# Objective
Retype the whole listing, please, keeping every line exact and dropping the pictures.

# Data shown

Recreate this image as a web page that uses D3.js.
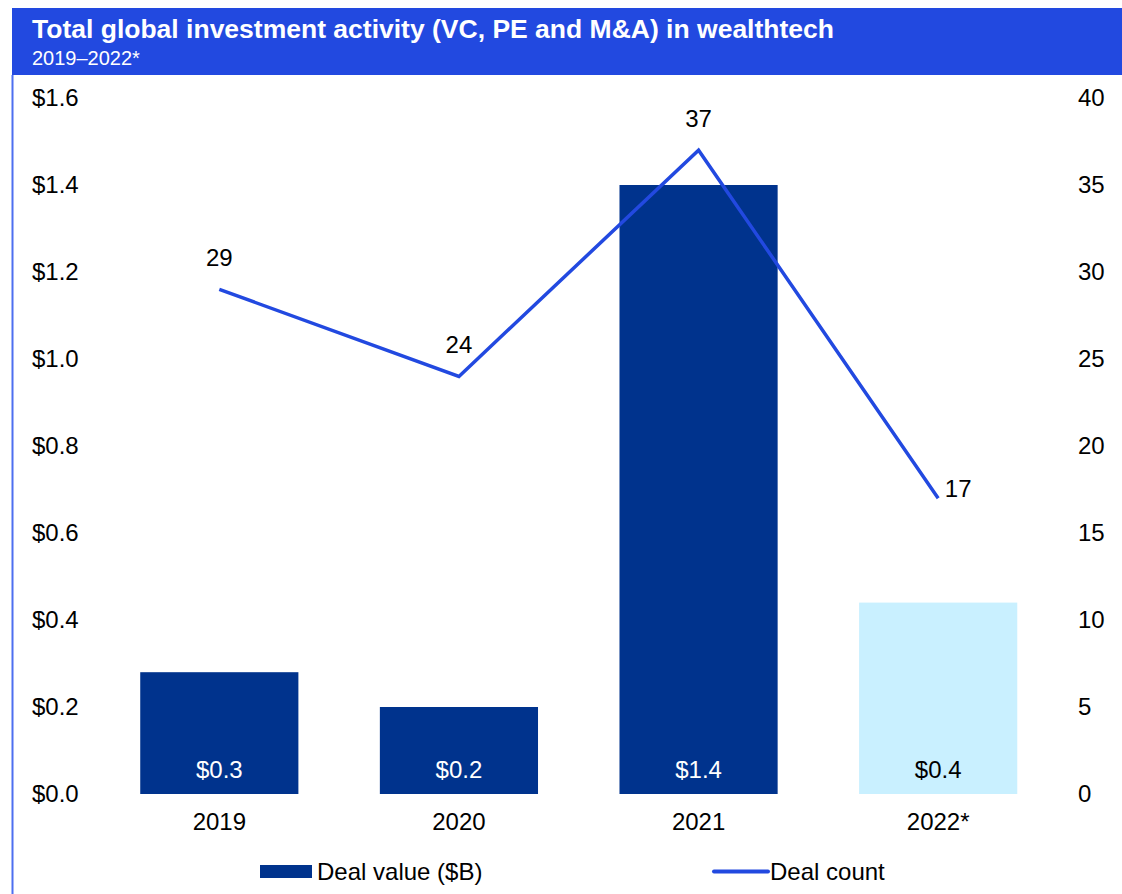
<!DOCTYPE html>
<html>
<head>
<meta charset="utf-8">
<script src="https://cdn.jsdelivr.net/npm/d3@7"></script>
<style>
  body { margin: 0; background: #fff; }
  svg text { font-family: "Liberation Sans", Arial, sans-serif; }
</style>
</head>
<body>
<script>
// chart data
var years = ["2019", "2020", "2021", "2022*"];
var dealValue = [0.28, 0.2, 1.4, 0.44];
var valueLabels = ["$0.3", "$0.2", "$1.4", "$0.4"];
var dealCount = [29, 24, 37, 17];
var leftTicks = [0, 0.2, 0.4, 0.6, 0.8, 1.0, 1.2, 1.4, 1.6];
var rightTicks = [0, 5, 10, 15, 20, 25, 30, 35, 40];

var width = 1122, height = 894;
var blue = "#2249e0", navy = "#00338d", pale = "#c9f0ff";
var fs = 24;

var svg = d3.select("body").append("svg")
  .attr("width", width)
  .attr("height", height);

// header band
svg.append("rect")
  .attr("x", 12).attr("y", 8)
  .attr("width", width - 12).attr("height", 67)
  .attr("fill", blue);
svg.append("text")
  .attr("x", 32).attr("y", 38)
  .attr("fill", "#fff")
  .attr("font-size", 26.5)
  .attr("font-weight", "bold")
  .text("Total global investment activity (VC, PE and M&A) in wealthtech");
svg.append("text")
  .attr("x", 32).attr("y", 65)
  .attr("fill", "#fff")
  .attr("font-size", 20)
  .text("2019\u20132022*");

// left border
svg.append("line")
  .attr("x1", 12.5).attr("x2", 12.5)
  .attr("y1", 75).attr("y2", height)
  .attr("stroke", "#4d6ff0")
  .attr("stroke-width", 2);

// scales
var xScale = d3.scaleBand()
  .domain(years)
  .range([99.5, 1058])
  .paddingInner(0.34)
  .paddingOuter(0.17);

var yScale = d3.scaleLinear().domain([0, 1.6]).range([794, 98]);
var countScale = d3.scaleLinear().domain([0, 40]).range([794, 98]);

// left axis
var yAxis = d3.axisLeft(yScale)
  .tickValues(leftTicks)
  .tickSize(0)
  .tickFormat(function(d) { return "$" + d3.format(".1f")(d); });
var gy = svg.append("g")
  .attr("transform", "translate(32,0)")
  .call(yAxis);
gy.select(".domain").remove();
gy.selectAll("text")
  .attr("x", 0)
  .attr("text-anchor", "start")
  .attr("font-size", fs)
  .attr("fill", "#000");

// right axis
var rAxis = d3.axisRight(countScale)
  .tickValues(rightTicks)
  .tickSize(0);
var gr = svg.append("g")
  .attr("transform", "translate(1078,0)")
  .call(rAxis);
gr.select(".domain").remove();
gr.selectAll("text")
  .attr("x", 0)
  .attr("font-size", fs)
  .attr("fill", "#000");

// x axis labels
var xAxis = d3.axisBottom(xScale).tickSize(0);
var gx = svg.append("g")
  .attr("transform", "translate(0,794)")
  .call(xAxis);
gx.select(".domain").remove();
gx.selectAll("text")
  .attr("y", 19)
  .attr("font-size", fs)
  .attr("fill", "#000");

// bars
svg.selectAll("rect.bar")
  .data(years)
  .enter()
  .append("rect")
  .attr("class", "bar")
  .attr("x", function(d) { return xScale(d); })
  .attr("width", xScale.bandwidth())
  .attr("y", function(d, i) { return yScale(dealValue[i]); })
  .attr("height", function(d, i) { return yScale(0) - yScale(dealValue[i]); })
  .attr("fill", function(d, i) { return i == 3 ? pale : navy; });

svg.selectAll("text.barlabel")
  .data(years)
  .enter()
  .append("text")
  .attr("class", "barlabel")
  .attr("x", function(d) { return xScale(d) + xScale.bandwidth() / 2; })
  .attr("y", 778)
  .attr("text-anchor", "middle")
  .attr("font-size", fs)
  .attr("fill", function(d, i) { return i == 3 ? "#000" : "#fff"; })
  .text(function(d, i) { return valueLabels[i]; });

// deal count line
var line = d3.line()
  .x(function(d, i) { return xScale(years[i]) + xScale.bandwidth() / 2; })
  .y(function(d) { return countScale(d); });

svg.append("path")
  .datum(dealCount)
  .attr("d", line)
  .attr("fill", "none")
  .attr("stroke", blue)
  .attr("stroke-width", 3.5);

svg.selectAll("text.countlabel")
  .data(dealCount)
  .enter()
  .append("text")
  .attr("class", "countlabel")
  .attr("x", function(d, i) {
    var cx = xScale(years[i]) + xScale.bandwidth() / 2;
    return i == 3 ? cx + 20 : cx;
  })
  .attr("y", function(d, i) { return countScale(d) + (i == 3 ? -1 : -23); })
  .attr("text-anchor", "middle")
  .attr("font-size", fs)
  .attr("fill", "#000")
  .text(function(d) { return d; });

// legend
var legend = svg.append("g");
legend.append("rect")
  .attr("x", 260).attr("y", 865)
  .attr("width", 52).attr("height", 13)
  .attr("fill", navy);
legend.append("text")
  .attr("x", 317).attr("y", 880)
  .attr("font-size", fs)
  .text("Deal value ($B)");
legend.append("line")
  .attr("x1", 714).attr("x2", 768)
  .attr("y1", 871.5).attr("y2", 871.5)
  .attr("stroke", blue)
  .attr("stroke-width", 4)
  .attr("stroke-linecap", "round");
legend.append("text")
  .attr("x", 770).attr("y", 880)
  .attr("font-size", fs)
  .text("Deal count");
</script>
</body>
</html>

# Answer below
Recreate this image as a web page that uses D3.js.
<!DOCTYPE html>
<html>
<head>
<meta charset="utf-8">
<script src="https://cdn.jsdelivr.net/npm/d3@7"></script>
<style>
  body { margin: 0; background: #fff; }
  svg text { font-family: "Liberation Sans", Arial, sans-serif; }
</style>
</head>
<body>
<script>
// chart data
var years = ["2019", "2020", "2021", "2022*"];
var dealValue = [0.28, 0.2, 1.4, 0.44];
var valueLabels = ["$0.3", "$0.2", "$1.4", "$0.4"];
var dealCount = [29, 24, 37, 17];
var leftTicks = [0, 0.2, 0.4, 0.6, 0.8, 1.0, 1.2, 1.4, 1.6];
var rightTicks = [0, 5, 10, 15, 20, 25, 30, 35, 40];

var width = 1122, height = 894;
var blue = "#2249e0", navy = "#00338d", pale = "#c9f0ff";
var fs = 24;

var svg = d3.select("body").append("svg")
  .attr("width", width)
  .attr("height", height);

// header band
svg.append("rect")
  .attr("x", 12).attr("y", 8)
  .attr("width", width - 12).attr("height", 67)
  .attr("fill", blue);
svg.append("text")
  .attr("x", 32).attr("y", 38)
  .attr("fill", "#fff")
  .attr("font-size", 26.5)
  .attr("font-weight", "bold")
  .text("Total global investment activity (VC, PE and M&A) in wealthtech");
svg.append("text")
  .attr("x", 32).attr("y", 65)
  .attr("fill", "#fff")
  .attr("font-size", 20)
  .text("2019\u20132022*");

// left border
svg.append("line")
  .attr("x1", 12.5).attr("x2", 12.5)
  .attr("y1", 75).attr("y2", height)
  .attr("stroke", "#4d6ff0")
  .attr("stroke-width", 2);

// scales
var xScale = d3.scaleBand()
  .domain(years)
  .range([99.5, 1058])
  .paddingInner(0.34)
  .paddingOuter(0.17);

var yScale = d3.scaleLinear().domain([0, 1.6]).range([794, 98]);
var countScale = d3.scaleLinear().domain([0, 40]).range([794, 98]);

// left axis
var yAxis = d3.axisLeft(yScale)
  .tickValues(leftTicks)
  .tickSize(0)
  .tickFormat(function(d) { return "$" + d3.format(".1f")(d); });
var gy = svg.append("g")
  .attr("transform", "translate(32,0)")
  .call(yAxis);
gy.select(".domain").remove();
gy.selectAll("text")
  .attr("x", 0)
  .attr("text-anchor", "start")
  .attr("font-size", fs)
  .attr("fill", "#000");

// right axis
var rAxis = d3.axisRight(countScale)
  .tickValues(rightTicks)
  .tickSize(0);
var gr = svg.append("g")
  .attr("transform", "translate(1078,0)")
  .call(rAxis);
gr.select(".domain").remove();
gr.selectAll("text")
  .attr("x", 0)
  .attr("font-size", fs)
  .attr("fill", "#000");

// x axis labels
var xAxis = d3.axisBottom(xScale).tickSize(0);
var gx = svg.append("g")
  .attr("transform", "translate(0,794)")
  .call(xAxis);
gx.select(".domain").remove();
gx.selectAll("text")
  .attr("y", 19)
  .attr("font-size", fs)
  .attr("fill", "#000");

// bars
svg.selectAll("rect.bar")
  .data(years)
  .enter()
  .append("rect")
  .attr("class", "bar")
  .attr("x", function(d) { return xScale(d); })
  .attr("width", xScale.bandwidth())
  .attr("y", function(d, i) { return yScale(dealValue[i]); })
  .attr("height", function(d, i) { return yScale(0) - yScale(dealValue[i]); })
  .attr("fill", function(d, i) { return i == 3 ? pale : navy; });

svg.selectAll("text.barlabel")
  .data(years)
  .enter()
  .append("text")
  .attr("class", "barlabel")
  .attr("x", function(d) { return xScale(d) + xScale.bandwidth() / 2; })
  .attr("y", 778)
  .attr("text-anchor", "middle")
  .attr("font-size", fs)
  .attr("fill", function(d, i) { return i == 3 ? "#000" : "#fff"; })
  .text(function(d, i) { return valueLabels[i]; });

// deal count line
var line = d3.line()
  .x(function(d, i) { return xScale(years[i]) + xScale.bandwidth() / 2; })
  .y(function(d) { return countScale(d); });

svg.append("path")
  .datum(dealCount)
  .attr("d", line)
  .attr("fill", "none")
  .attr("stroke", blue)
  .attr("stroke-width", 3.5);

svg.selectAll("text.countlabel")
  .data(dealCount)
  .enter()
  .append("text")
  .attr("class", "countlabel")
  .attr("x", function(d, i) {
    var cx = xScale(years[i]) + xScale.bandwidth() / 2;
    return i == 3 ? cx + 20 : cx;
  })
  .attr("y", function(d, i) { return countScale(d) + (i == 3 ? -1 : -23); })
  .attr("text-anchor", "middle")
  .attr("font-size", fs)
  .attr("fill", "#000")
  .text(function(d) { return d; });

// legend
var legend = svg.append("g");
legend.append("rect")
  .attr("x", 260).attr("y", 865)
  .attr("width", 52).attr("height", 13)
  .attr("fill", navy);
legend.append("text")
  .attr("x", 317).attr("y", 880)
  .attr("font-size", fs)
  .text("Deal value ($B)");
legend.append("line")
  .attr("x1", 714).attr("x2", 768)
  .attr("y1", 871.5).attr("y2", 871.5)
  .attr("stroke", blue)
  .attr("stroke-width", 4)
  .attr("stroke-linecap", "round");
legend.append("text")
  .attr("x", 770).attr("y", 880)
  .attr("font-size", fs)
  .text("Deal count");
</script>
</body>
</html>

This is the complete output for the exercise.